- Provided material -
——

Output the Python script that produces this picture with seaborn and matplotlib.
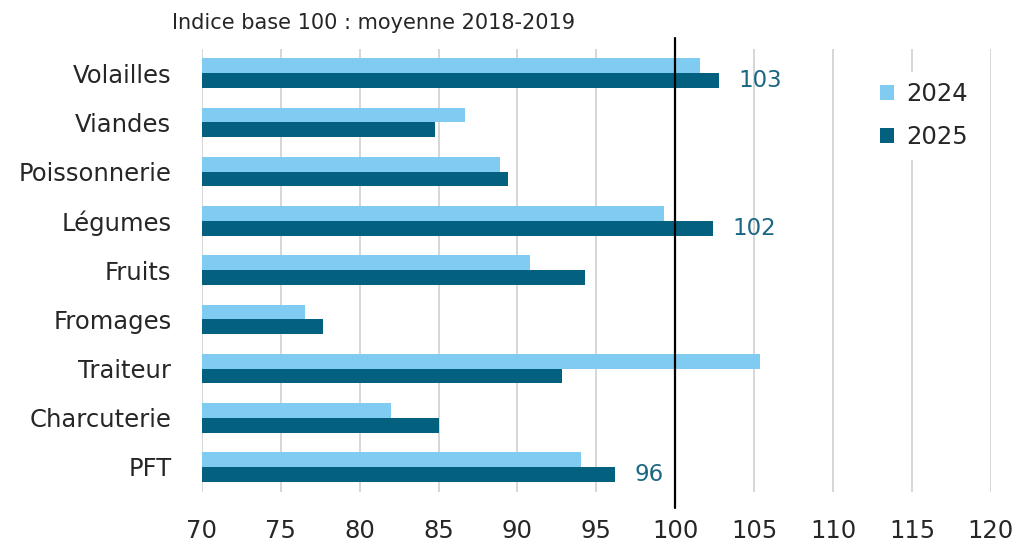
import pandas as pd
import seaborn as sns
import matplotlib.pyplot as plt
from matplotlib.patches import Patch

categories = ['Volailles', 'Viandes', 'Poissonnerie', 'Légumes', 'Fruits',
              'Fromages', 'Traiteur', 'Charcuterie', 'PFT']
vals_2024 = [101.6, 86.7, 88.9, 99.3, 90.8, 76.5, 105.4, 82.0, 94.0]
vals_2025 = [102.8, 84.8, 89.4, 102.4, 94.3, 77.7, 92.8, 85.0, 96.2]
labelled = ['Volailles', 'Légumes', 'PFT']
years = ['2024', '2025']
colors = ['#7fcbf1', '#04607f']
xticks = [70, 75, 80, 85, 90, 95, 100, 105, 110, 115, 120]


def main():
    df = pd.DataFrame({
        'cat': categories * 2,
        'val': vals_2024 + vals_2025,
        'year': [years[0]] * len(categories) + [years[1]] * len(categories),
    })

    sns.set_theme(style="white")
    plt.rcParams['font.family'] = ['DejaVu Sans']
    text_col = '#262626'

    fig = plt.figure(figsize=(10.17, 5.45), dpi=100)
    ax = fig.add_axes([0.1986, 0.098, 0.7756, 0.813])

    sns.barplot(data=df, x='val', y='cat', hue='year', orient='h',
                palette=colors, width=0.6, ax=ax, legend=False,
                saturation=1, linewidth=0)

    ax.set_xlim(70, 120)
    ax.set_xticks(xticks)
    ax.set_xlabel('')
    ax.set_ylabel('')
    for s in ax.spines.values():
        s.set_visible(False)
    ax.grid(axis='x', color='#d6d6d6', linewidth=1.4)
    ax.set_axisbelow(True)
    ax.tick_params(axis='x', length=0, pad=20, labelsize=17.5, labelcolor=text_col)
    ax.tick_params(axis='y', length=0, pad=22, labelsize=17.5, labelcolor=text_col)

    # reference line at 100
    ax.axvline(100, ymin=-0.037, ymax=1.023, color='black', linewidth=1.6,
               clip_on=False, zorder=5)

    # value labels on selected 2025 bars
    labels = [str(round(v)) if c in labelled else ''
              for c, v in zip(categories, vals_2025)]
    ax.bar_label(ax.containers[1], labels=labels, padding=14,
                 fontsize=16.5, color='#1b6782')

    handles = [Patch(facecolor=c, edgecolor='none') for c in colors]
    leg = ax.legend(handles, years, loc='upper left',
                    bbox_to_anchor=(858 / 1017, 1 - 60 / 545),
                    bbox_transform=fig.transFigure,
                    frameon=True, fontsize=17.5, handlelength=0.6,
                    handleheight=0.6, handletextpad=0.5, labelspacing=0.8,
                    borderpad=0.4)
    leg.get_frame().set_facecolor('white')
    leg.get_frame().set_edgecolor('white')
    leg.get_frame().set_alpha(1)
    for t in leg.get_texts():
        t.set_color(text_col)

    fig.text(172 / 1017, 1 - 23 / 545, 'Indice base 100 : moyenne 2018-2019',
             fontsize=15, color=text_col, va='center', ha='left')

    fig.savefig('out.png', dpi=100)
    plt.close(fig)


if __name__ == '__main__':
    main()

——

Copy each line above precisely, dropping the pictures.

Output the Python script that produces this picture with seaborn and matplotlib.
import pandas as pd
import seaborn as sns
import matplotlib.pyplot as plt
from matplotlib.patches import Patch

categories = ['Volailles', 'Viandes', 'Poissonnerie', 'Légumes', 'Fruits',
              'Fromages', 'Traiteur', 'Charcuterie', 'PFT']
vals_2024 = [101.6, 86.7, 88.9, 99.3, 90.8, 76.5, 105.4, 82.0, 94.0]
vals_2025 = [102.8, 84.8, 89.4, 102.4, 94.3, 77.7, 92.8, 85.0, 96.2]
labelled = ['Volailles', 'Légumes', 'PFT']
years = ['2024', '2025']
colors = ['#7fcbf1', '#04607f']
xticks = [70, 75, 80, 85, 90, 95, 100, 105, 110, 115, 120]


def main():
    df = pd.DataFrame({
        'cat': categories * 2,
        'val': vals_2024 + vals_2025,
        'year': [years[0]] * len(categories) + [years[1]] * len(categories),
    })

    sns.set_theme(style="white")
    plt.rcParams['font.family'] = ['DejaVu Sans']
    text_col = '#262626'

    fig = plt.figure(figsize=(10.17, 5.45), dpi=100)
    ax = fig.add_axes([0.1986, 0.098, 0.7756, 0.813])

    sns.barplot(data=df, x='val', y='cat', hue='year', orient='h',
                palette=colors, width=0.6, ax=ax, legend=False,
                saturation=1, linewidth=0)

    ax.set_xlim(70, 120)
    ax.set_xticks(xticks)
    ax.set_xlabel('')
    ax.set_ylabel('')
    for s in ax.spines.values():
        s.set_visible(False)
    ax.grid(axis='x', color='#d6d6d6', linewidth=1.4)
    ax.set_axisbelow(True)
    ax.tick_params(axis='x', length=0, pad=20, labelsize=17.5, labelcolor=text_col)
    ax.tick_params(axis='y', length=0, pad=22, labelsize=17.5, labelcolor=text_col)

    # reference line at 100
    ax.axvline(100, ymin=-0.037, ymax=1.023, color='black', linewidth=1.6,
               clip_on=False, zorder=5)

    # value labels on selected 2025 bars
    labels = [str(round(v)) if c in labelled else ''
              for c, v in zip(categories, vals_2025)]
    ax.bar_label(ax.containers[1], labels=labels, padding=14,
                 fontsize=16.5, color='#1b6782')

    handles = [Patch(facecolor=c, edgecolor='none') for c in colors]
    leg = ax.legend(handles, years, loc='upper left',
                    bbox_to_anchor=(858 / 1017, 1 - 60 / 545),
                    bbox_transform=fig.transFigure,
                    frameon=True, fontsize=17.5, handlelength=0.6,
                    handleheight=0.6, handletextpad=0.5, labelspacing=0.8,
                    borderpad=0.4)
    leg.get_frame().set_facecolor('white')
    leg.get_frame().set_edgecolor('white')
    leg.get_frame().set_alpha(1)
    for t in leg.get_texts():
        t.set_color(text_col)

    fig.text(172 / 1017, 1 - 23 / 545, 'Indice base 100 : moyenne 2018-2019',
             fontsize=15, color=text_col, va='center', ha='left')

    fig.savefig('out.png', dpi=100)
    plt.close(fig)


if __name__ == '__main__':
    main()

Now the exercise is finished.